Is there really an “Exeter Artist” who made folk art scenes in bottles? Maybe, or maybe not, but there was an artist building folk art scenes in bottles in the 1930 – 1940’s whose work is identifiable because of the similarities in the way he constructed his bottles. These include the way he built his sectional floors and bases, the way he carved his figures, the use of a pipe, the way he added color, and more. These are all ways to recognize this artist’s work. And because at least one source identified this Artist as being from Exeter, Rhode Island I now fondly refer him as the “Exeter Artist” – at least until his or her true identify comes to light.
The account provided by a previous owner of a bottle containing an Altar Scene with a Catholic Priest standing and two Altar Boys kneeling at the foot of an elaborate altar goes as follows: "It was made by a young man who was fighting polio in the 1940's. The bottle was made in Exeter, Rhode Island in Washington County, in the woods south of Warwick, Washington, or South County, as it is locally known as the resting place of the New England Vampire, Mercy Brown. Religious iconography is very common here, as much a talisman against the dreaded Undead as a celebration of the Church itself."

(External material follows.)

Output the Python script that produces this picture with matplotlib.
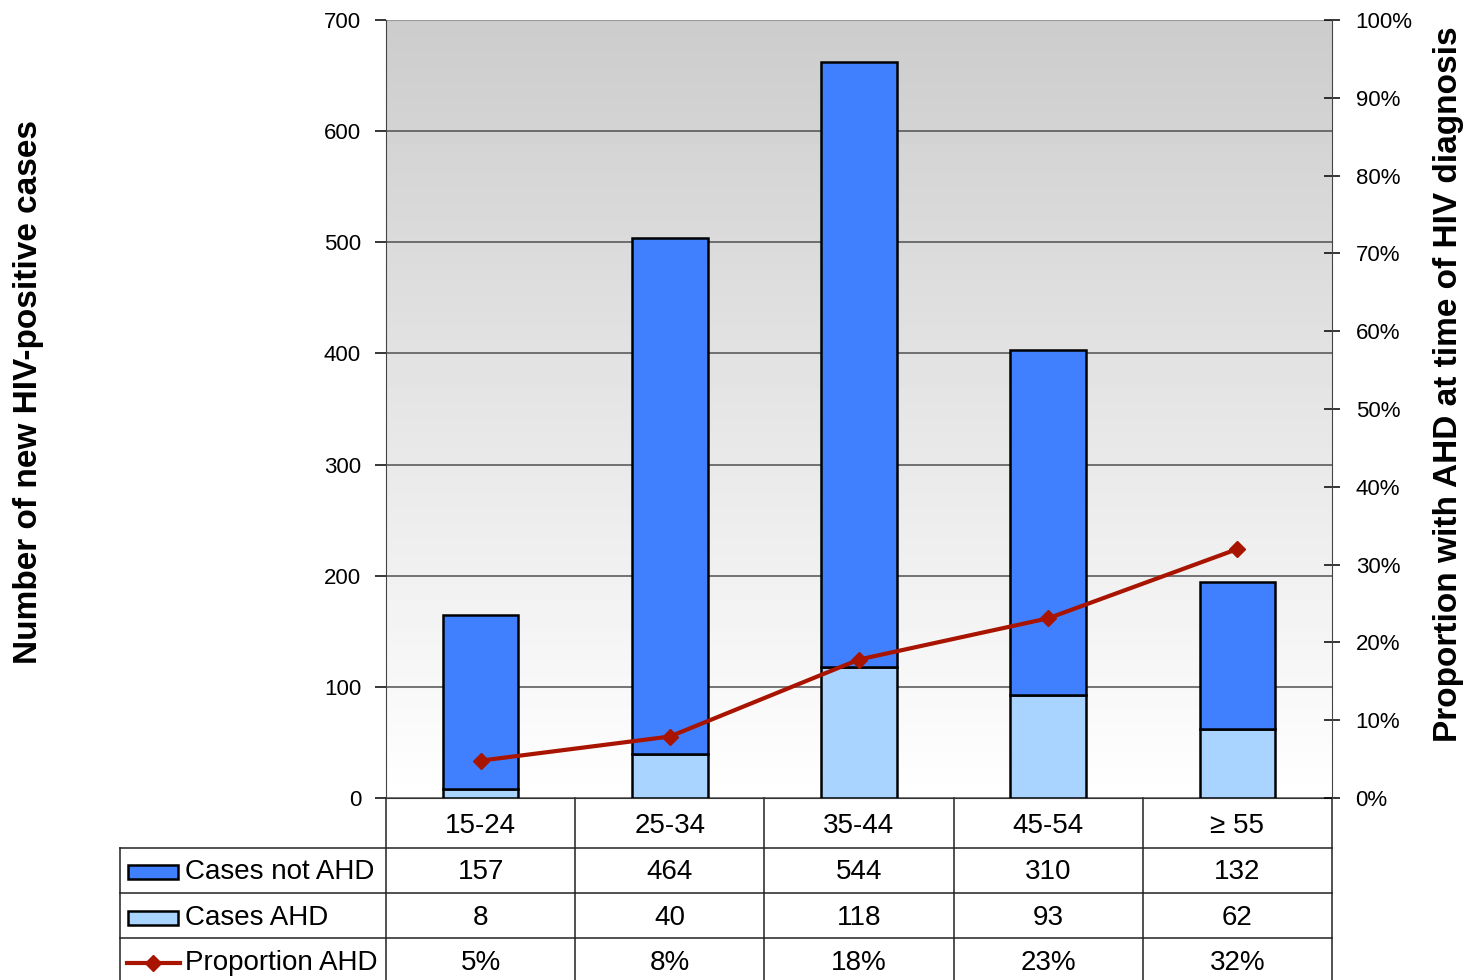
import numpy as np
import matplotlib.pyplot as plt
from matplotlib.transforms import blended_transform_factory
from matplotlib.lines import Line2D
from matplotlib.patches import Rectangle

plt.rcParams['font.family'] = ['Liberation Sans', 'DejaVu Sans']

# data
grupos = ['15-24', '25-34', '35-44', '45-54', '\u2265 55']
no_ahd = [157, 464, 544, 310, 132]
ahd = [8, 40, 118, 93, 62]
proporcion = [4.8, 7.9, 17.8, 23.1, 32.0]
proporcion_txt = ['5%', '8%', '18%', '23%', '32%']

c_no = '#4080ff'
c_si = '#a8d4ff'
c_linea = '#a81400'

fig = plt.figure(figsize=(14.66, 9.8), dpi=100)
ax = fig.add_axes([386/1466, 1-798/980, 946/1466, 778/980])
x = np.arange(len(grupos))

# fondo degradado (gris arriba, blanco abajo)
grad = np.linspace(0.8, 1.0, 256).reshape(-1, 1)
ax.imshow(grad, cmap='gray', vmin=0, vmax=1, aspect='auto', origin='upper',
          extent=[0, 1, 0, 1], transform=ax.transAxes, zorder=0)

ax.bar(x, ahd, width=0.4, color=c_si, edgecolor='black', lw=1.8, zorder=3)
ax.bar(x, no_ahd, bottom=ahd, width=0.4, color=c_no, edgecolor='black', lw=1.8, zorder=3)

ax.set_xlim(-0.5, 4.5)
ax.set_ylim(0, 700)
ax.set_yticks(range(0, 701, 100))
ax.yaxis.grid(True, color='#505050', lw=1.1, zorder=1)
ax.set_axisbelow(True)
ax.set_xticks([])
ax.tick_params(axis='y', direction='out', length=8, width=1.1, labelsize=16, pad=10)
for s in ['top', 'right']:
    ax.spines[s].set_visible(False)
ax.spines['left'].set_color('#444444')
ax.spines['bottom'].set_color('#333333')
ax.set_ylabel('Number of new HIV-positive cases', fontsize=24, fontweight='bold', labelpad=0)
ax.yaxis.set_label_coords(-0.362, 0.522)

ax2 = ax.twinx()
ax2.plot(x, proporcion, color=c_linea, lw=3, marker='D', ms=8, zorder=5)
ax2.set_ylim(0, 100)
ax2.set_yticks(range(0, 101, 10))
ax2.set_yticklabels([f'{v}%' for v in range(0, 101, 10)])
ax2.tick_params(axis='y', direction='inout', length=12, width=1.1, labelsize=16, pad=11)
for s in ['top', 'left', 'bottom']:
    ax2.spines[s].set_visible(False)
ax2.spines['right'].set_color('#444444')
ax2.set_ylabel('Proportion with AHD at time of HIV diagnosis', fontsize=24, fontweight='bold')
ax2.yaxis.set_label_coords(1.107, 0.532)
ax.axhline(700, color='#999999', lw=1.5, zorder=2)

# tabla de datos
tr = blended_transform_factory(ax.transData, ax.transAxes)
trf = blended_transform_factory(fig.transFigure, ax.transAxes)
ys = [-50/778, -95/778, -140/778]
ybot = -182/778
yc = [-28/778, -74/778, -120/778, -165/778]
x0 = 120/1466

for b in np.arange(-0.5, 5, 1):
    ax.add_line(Line2D([b, b], [0, ybot], transform=tr, color='#222222', lw=1.1, clip_on=False))
for yy in ys:
    ax.add_line(Line2D([x0, 1332/1466], [yy, yy], transform=trf, color='#222222', lw=1.1, clip_on=False))
ax.add_line(Line2D([x0, x0], [ys[0], ybot], transform=trf, color='#222222', lw=1.1, clip_on=False))

filas = [grupos, no_ahd, ahd, proporcion_txt]
for fila, yy in zip(filas, yc):
    for i, v in enumerate(fila):
        ax.text(i, yy, str(v), transform=tr, ha='center', va='center', fontsize=20)

etiquetas = ['Cases not AHD', 'Cases AHD', 'Proportion AHD']
for j, (lab, yy) in enumerate(zip(etiquetas, yc[1:])):
    ax.text(185/1466, yy, lab, transform=trf, ha='left', va='center', fontsize=20)
    if j < 2:
        col = c_no if j == 0 else c_si
        ax.add_patch(Rectangle((128/1466, yy - 7/778), 50/1466, 14/778, transform=trf,
                               facecolor=col, edgecolor='black', lw=1.8, clip_on=False))
    else:
        ax.add_line(Line2D([127/1466, 180/1466], [yy, yy], transform=trf, color=c_linea, lw=3,
                           clip_on=False))
        ax.add_line(Line2D([153/1466], [yy], transform=trf, color=c_linea, marker='D', ms=8,
                           clip_on=False))

fig.savefig('out.png', dpi=100)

While that story has not been proven or substantiated, what is known is that the same Artist made a bottle containing six Indians with an American flag. It is listed on page 169 in the book "Genius in a Bottle, The Art and Magic of Bottle Whimseys" by Susan D. Jones. There is another bottle by this Artist at http://www.sdjones.net/FolkArt/bears.html. It is a two story construction with five bears. On the upper level is a bear at a podium and two bears holding rifles. On the lower level, two bears are working a cross-cut saw.
Three other bottles by this artist are shown in the Gallery. They include a two story boxing scene, a man, Indian and teepee scene, and cowboys and horse scene.